As sociedades de advogados têm de fazer o seu caminho na sustentabilidade social, ambiental e de governação (critérios ESG) sob pena de não conseguirem ser boas assessoras para as empresas neste processo e de ficarem com a credibilidade posta em causa. Esta foi uma das posições defendidas pelos oradores da conferência online “Digitalização, sustentabilidade e talento: três desafios da advocacia para 2022”, organizada pelo Jornal Económico (JE), no âmbito da publicação do mais recente anuário “Quem é Quem na Advocacia de Negócios em Portugal”.
O trabalho dos escritórios em prol das sociedades e do combate às alterações climáticas pode ser feito com o cálculo da pegada carbónica, a eletrificação dos transportes que os advogados usam diariamente, a redução do papel, entre outras medidas, conforme sugeriram os advogados neste debate que contou com a moderação de Filipe Alves, diretor do JE.
Paulo Câmara, managing partner da Sérvulo & Associados, considera que as empresas verdes “têm de estar” consciencializadas para a importância das finanças verdes, até porque este tema é civilizacional e obrigará os privados a chegarem-se à frente. “Em termos do grau de preparação há boas e más notícias. As más notícias é que ainda há o tema da literacia ESG. Se virmos em termos globais, é muito importante que o grau de literacia seja simétrico. Às vezes certas transformações mais estruturais são adiadas para outro mandado ou sente-se uma grande clivagem entre as empresas que estão pressionadas pelos investidores e stakeholders e as PME. As boas notícias é que há bons exemplos com efeito de contágio”, explicou.

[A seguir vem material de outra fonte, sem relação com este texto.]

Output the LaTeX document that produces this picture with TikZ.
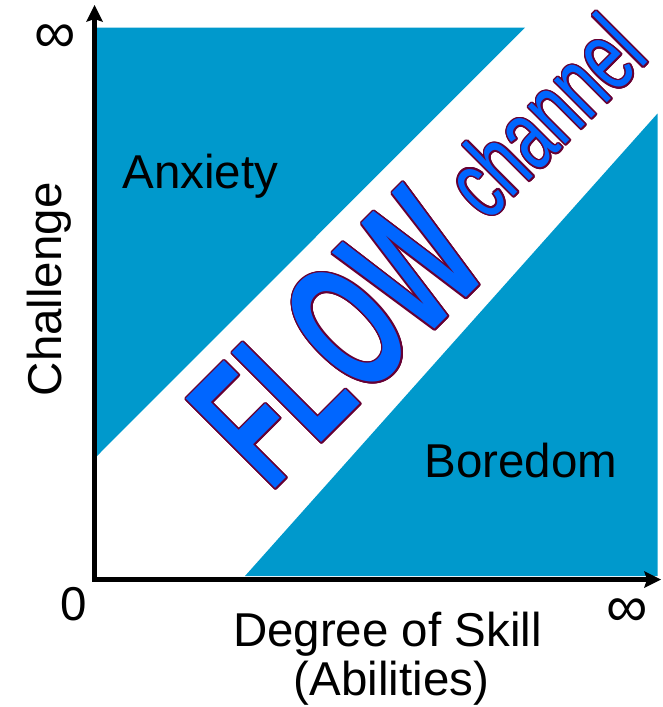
\documentclass[tikz,border=0pt]{standalone}
\usepackage{fontspec}
\usepackage{graphicx}
\setmainfont{Liberation Sans}
\usetikzlibrary{arrows.meta}

\definecolor{zone}{RGB}{0,153,204}
\definecolor{flowblue}{RGB}{0,102,255}
\definecolor{rim}{RGB}{102,0,51}

\tikzset{
  label text/.style={font=\fontsize{47.5}{57}\selectfont, inner sep=0pt, text=black},
  infinity/.style={font=\fontsize{58}{60}\selectfont, inner sep=0pt, text=black},
  axis line/.style={line width=5.5pt, line join=miter,
    {Stealth[length=17pt,width=17pt,inset=3pt,line width=0pt]}-{Stealth[length=17pt,width=17pt,inset=3pt,line width=0pt]}},
  big word/.style={rotate=45, inner sep=0pt},
}

% outlined word: rim-coloured copies around the spot, blue copy on top
\newcommand\rimword[3]{%
  \foreach \a [count=\i] in {0,22.5,...,337.5}
    \node[big word, text=rim] (#1-rim\i) at ([shift={(\a:1.6)}]#2) {#3};
  \node[big word, text=flowblue] (#1) at (#2) {#3};
}

\begin{document}
\begin{tikzpicture}[x=1pt,y=-1pt]
  \useasboundingbox (0,0) rectangle (662,707);

  % anxiety and boredom zones
  \fill[zone] (94.5,27.5) -- (525,27.5) -- (94.5,458.5) -- cycle;
  \fill[zone] (245,576) -- (657.5,576) -- (657.5,113.5) -- cycle;

  % channel lettering
  \coordinate (flowc) at (337,338);
  \coordinate (chanc) at (544,116);
  \rimword{flow}{flowc}{\scalebox{0.58}[1]{\fontsize{184}{200}\bfseries\selectfont FLOW}}
  \rimword{chan}{chanc}{\scalebox{0.66}[1]{\fontsize{100}{110}\selectfont channel}}

  % axes
  \coordinate (O) at (94.5,579.5);
  \coordinate (ytip) at (94.5,5);
  \coordinate (xtip) at (661,579.5);
  \draw[axis line] (ytip) -- (O) -- (xtip);

  % labels
  \node[label text, anchor=base] (anx) at (200.4,188.5) {Anxiety};
  \node[label text, anchor=base] (bor) at (521,477.7) {Boredom};
  \node[label text, anchor=base, rotate=90] (chal) at (61.5,289.3) {Challenge};
  \node[label text, anchor=base] (zero) at (74,620.7) {0};
  \node[infinity] (infx) at (627.5,613) {∞};
  \node[infinity] (infy) at (55,39) {∞};
  \node[label text, anchor=base] (skill) at (387.5,646) {Degree of Skill};
  \node[label text, anchor=base] (abil) at (391.5,695) {(Abilities)};
\end{tikzpicture}
\end{document}
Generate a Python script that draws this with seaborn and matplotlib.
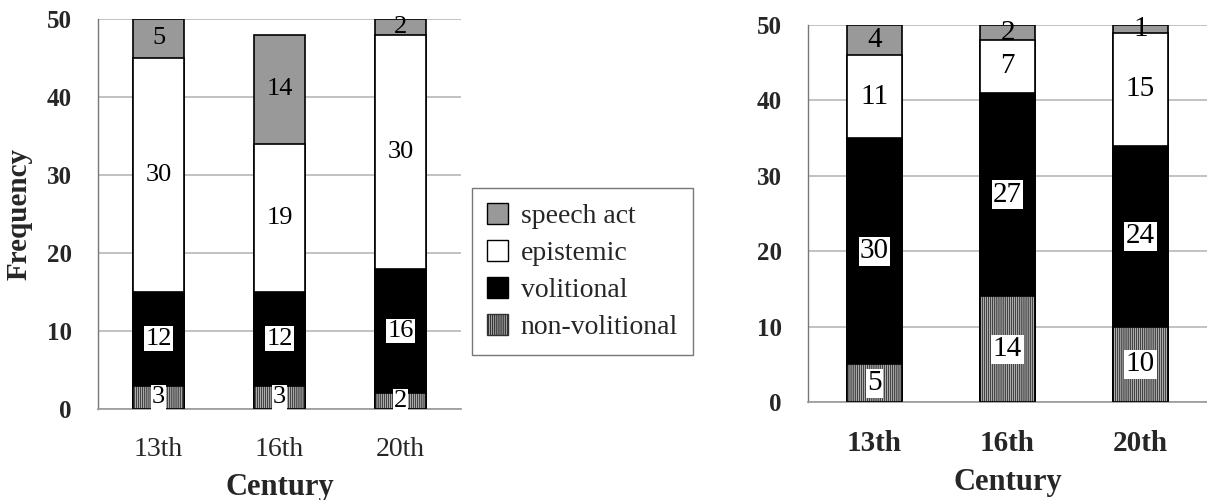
import numpy as np
import seaborn as sns
from matplotlib import pyplot as plt
from matplotlib.patches import Patch
from matplotlib.ticker import FixedLocator

centuries = ["13th", "16th", "20th"]
categories = ["non-volitional", "volitional", "epistemic", "speech act"]

# left panel
left_nonvol = [3, 3, 2]
left_vol = [12, 12, 16]
left_epi = [30, 19, 30]
left_speech = [5, 14, 2]

# right panel
right_nonvol = [5, 14, 10]
right_vol = [30, 27, 24]
right_epi = [11, 7, 15]
right_speech = [4, 2, 1]

SPEECH_GREY = "#999999"
HATCH = "|" * 8

sns.set_style("white")
plt.rcParams["font.family"] = ["Liberation Serif", "DejaVu Serif"]
plt.rcParams["hatch.linewidth"] = 1.1


def draw_panel(ax, series, width, tick_size, tick_weight, label_size):
    nonvol, vol, epi, speech = [np.array(s) for s in series]
    tops = [nonvol, nonvol + vol, nonvol + vol + epi, nonvol + vol + epi + speech]
    colors = ["white", "black", "white", SPEECH_GREY]

    # tallest first so the lower segments sit on top of it
    for top, color in zip(tops[::-1], colors[::-1]):
        sns.barplot(
            ax=ax, x=centuries, y=top, color=color, width=width,
            saturation=1, edgecolor="black", linewidth=1.2, zorder=2,
        )
    # hatched bottom segment, then its black outline
    sns.barplot(
        ax=ax, x=centuries, y=tops[0], color="white", width=width,
        saturation=1, edgecolor="#444444", linewidth=0, hatch=HATCH, zorder=3,
    )
    sns.barplot(
        ax=ax, x=centuries, y=tops[0], fill=False, width=width,
        edgecolor="black", linewidth=1.2, zorder=4,
    )

    # segment labels
    bottoms = [np.zeros(3)] + tops[:-1]
    for k, (vals, bot) in enumerate(zip([nonvol, vol, epi, speech], bottoms)):
        for i, v in enumerate(vals):
            box = None
            if k < 2:
                box = dict(facecolor="white", edgecolor="none", pad=1.0)
            ax.text(i, bot[i] + v / 2, str(v), ha="center", va="center",
                    fontsize=label_size, color="black", bbox=box, zorder=5)

    ax.set_xlim(-0.5, 2.5)
    ax.set_ylim(0, 50)
    ax.set_yticks(range(0, 51, 10))
    ax.yaxis.grid(True, color="#b8b8b8", linewidth=1.2, zorder=0)
    ax.set_axisbelow(True)
    for side in ["top", "right"]:
        ax.spines[side].set_visible(False)
    ax.spines["left"].set_color("#777777")
    ax.spines["bottom"].set_color("#999999")
    ax.spines["left"].set_linewidth(1)
    ax.spines["bottom"].set_linewidth(1.2)
    ax.tick_params(axis="x", which="major", length=0, pad=20,
                   labelsize=tick_size)
    ax.xaxis.set_minor_locator(FixedLocator([0.5, 1.5, 2.5]))
    ax.tick_params(axis="x", which="minor", length=8, width=1, color="#555555",
                   direction="out")
    ax.tick_params(axis="y", length=7, width=1, color="#999999", pad=12,
                   labelsize=18)
    for lbl in ax.get_yticklabels():
        lbl.set_fontweight("bold")
    for lbl in ax.get_xticklabels():
        lbl.set_fontweight(tick_weight)
    ax.set_xlabel("Century", fontsize=22, fontweight="bold", labelpad=8)


fig = plt.figure(figsize=(12.07, 5.0), dpi=100)
ax_left = fig.add_axes([98 / 1207, 1 - 409 / 500, (461 - 98) / 1207, (409 - 19) / 500])
ax_right = fig.add_axes([808 / 1207, 1 - 402 / 500, (1207 - 808) / 1207, (402 - 25) / 500])

draw_panel(ax_left, [left_nonvol, left_vol, left_epi, left_speech],
           width=0.42, tick_size=20, tick_weight="normal", label_size=19)
draw_panel(ax_right, [right_nonvol, right_vol, right_epi, right_speech],
           width=0.42, tick_size=21, tick_weight="bold", label_size=21)

ax_left.set_ylabel("Frequency", fontsize=21, fontweight="bold", labelpad=10)
ax_right.set_ylabel("")

handles = [
    Patch(facecolor=SPEECH_GREY, edgecolor="black", label="speech act"),
    Patch(facecolor="white", edgecolor="black", label="epistemic"),
    Patch(facecolor="black", edgecolor="black", label="volitional"),
    Patch(facecolor="white", edgecolor="#333333", hatch=HATCH, label="non-volitional"),
]
leg = fig.legend(
    handles=handles, loc="upper left", bbox_to_anchor=(472 / 1207, 1 - 188 / 500),
    fontsize=20, frameon=True, fancybox=False, edgecolor="#555555",
    handlelength=0.75, handleheight=0.75, handletextpad=0.45, labelspacing=0.4,
    borderpad=0.55, borderaxespad=0,
)
leg.get_frame().set_linewidth(1)

plt.savefig("out.png", dpi=100)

A associada sénior da Miranda & Associados Catarina Santinha destacou que a sustentabilidade nas organizações também envolve a responsabilidade social corporativa ou a promoção do equilíbrio entre a vida pessoal e profissional dos trabalhadores, que são temas estruturais. “Não é nada uma coisa para inglês ver. Há uns anos, a London School of Economics fez um estudo para perceber como as empresas no Reino Unido se adaptavam a políticas de sustentabilidade. As conclusões foram engraçadíssimas, porque chegaram a um lugar-comum: era um dever moral e ético de quem as liderava”, exemplificou a advogada nesta sessão que foi emitida na JE TV a 3 de dezembro.
Maria Figueiredo, da CMS Rui Pena & Arnaut (CMS RPA), avançou que 15% das receitas globais desta sociedade global deverão advir de matérias ESG (Environmental, Social & Governance) nos próximos anos. “É uma área com um grande potencial de crescimento”, assegurou, salvaguardando que este também tem de ser um processo interno, através do diagnóstico de certificação B Corp, por exemplo. “Temos feito um percurso de sustentabilidade do qual eu destacaria dois projetos de 2021, que fizemos em parceria com startups, com o uso de bicicletas e motas elétricas com trabalhadores e a inauguração do Green Lounge, um rooftop verde. A diversidade de experiências que uma rede internacional nos oferece é muito rica”, detalhou sobre a CMS RPA.
Segundo João Quintela Cavaleiro, sócio fundador da Cavaleiro & Associados, já não é só às grandes empresas que o tema da sustentabilidade chega. A seu ver, a situação pandémica impeliu a mudança de mentalidades neste campo, o que se reflete também nas operações de fusões e aquisições, uma vez que o comprador está atento à inovação e à preocupação ambiental quando fecha negócios. “Se o líder vir a empresa numa visão clássica, em que é puramente para obtenção de rendimento de capital, estas matérias vão ser os últimos investimentos. Naqueles que acreditam no seu negócio há a visão de que este é um vetor no qual têm de apostar”, alertou o jurista, sublinhando que os critérios ESG estão no ADN desta boutique do Porto, uma vez que nasceu com foco na energia, no ambiente e nos recursos naturais nas regiões do Norte e Centro.
A transformação digital foi outro dos temas abordados nesta sessão. Para Mónica Duque, assistente convidada da Faculdade Direito da Universidade Católica do Porto, a tecnologia vai mudar “radicalmente” quer o próprio Direito quer o exercício da profissão, pelo que se deveria introduzir como obrigatórios conteúdos tecnológicos nas licenciaturas, como conhecimento geral de base e não de especialização. “Nas maiores sociedades de advogados de Portugal já se trabalha com ferramentas tecnológicas muito avançadas e algoritmos de inteligência artificial”, advertiu, explicando que na formação de juristas que vão exercer advocacia ou envergar pela carreira de juízes ou consultoria legal normalmente não há matérias técnicas desta natureza. “É verdade que os conteúdos relativos à proteção de dados e privacidade, cibersegurança e cibercrime, geoestratégica e guerras assimétricas e atípicas ou inteligência artificial são considerados de especialização e é assim que são tratados nas nossas ofertas formativas”, defendeu a professora académica.